On quads vs. triangles, I'm sceptical that it's worth making any changes. Construct's pipeline has been fine-tuned for extreme performance with quads. Just today I tested the M1 Pro and found it can render 750k quads on-screen at 30 FPS. A quad is just two connected triangles, so that means 1.5 million triangles. On top of that, as best as I can tell from the evidence, this is bottlenecked on the memory bandwidth of iterating the JavaScript objects Construct uses to represent objects in the layout. So a single object issuing lots of quads would probably score significantly higher still. I've previously tried to optimise the way quads are issued, and it's made zero difference to the benchmark - presumably because the bottleneck is memory bandwidth iterating JS objects. So I think issuing a degenerate quad is fine: the performance penalty of sending a single extra vertex appears to be dwarfed by the other overheads.
Further if there is some other triangles mode, it will actually mean breaking the batch to change rendering parameters, since the default rendering mode can only render quads as it's been so heavily optimised for it. So even if we went and did it, I think there is a chance it would actually be slower than sticking with degenerate quads, as the overhead of changing modes could outweigh the overhead of sending a single extra vertex.
It's also possible to render pairs of connected triangles as quads, avoiding wasting a vertex. Our own engine does that for rendering mesh distortion. Our own engine also issues degenerate quads in a couple of corner cases where it just wants a single triangle. So I don't think there's any case for changing this, especially given the high level of complexity it would probably involve - in Construct, just go with degenerate quads.
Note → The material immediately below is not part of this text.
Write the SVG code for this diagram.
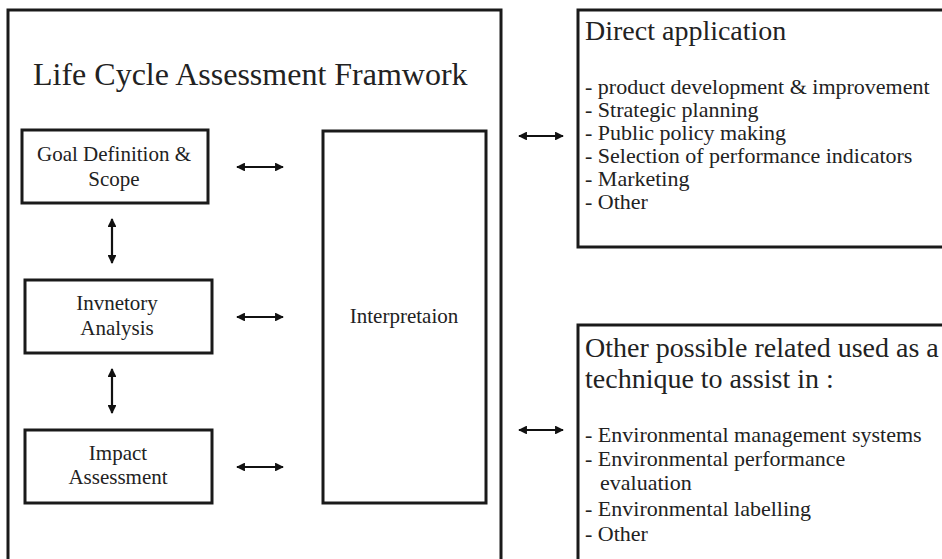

If you find some benchmark that proves it's unreasonably slow, let me know, and we can take it from there, but I think it's a good bet to say that won't happen.
On two color tinting, this is a more complicated problem and could involve more performance overhead. However I still want to understand a bit more about exactly how it's used, as it significantly affects the potential solutions. Construct has a special fast-path for simple color-only affects like "Adjust HSL" - those can just be rendered normally with (more or less) another shader program selected. The shader parameters matter though and can affect the batch. However if you do something like set one set of parameters and then render 1000 triangles, it will be fine: it can still batch everything, as it can see the parameters aren't changing. However if you do something like change the parameters per-triangle, then there will be batch thrashing and things like adding an extra vertex attribute could come in to play. So my question is, how do people really use this? Do you need per-triangle colors? Do lots of people really make use of per-triangle colors so this really is something that will affect a lot of cases? The answers to these questions could mean the difference between it basically working fine as-is, to a very complicated overhaul of the entire renderer - something I'm very reluctant to do. So those answers are important.
FWIW I've been nearing completion of our WebGPU renderer, and it works significantly differently to the WebGL renderer internally, but it still efficiently implements the same interface you get with IWebGLRenderer. This means both that trying to customise the renderer for things like extra vertex attributes is much more complicated, as there are two renderers that work significantly differently to support, and also that there is opportunity to make things much faster in the WebGPU renderer specifically.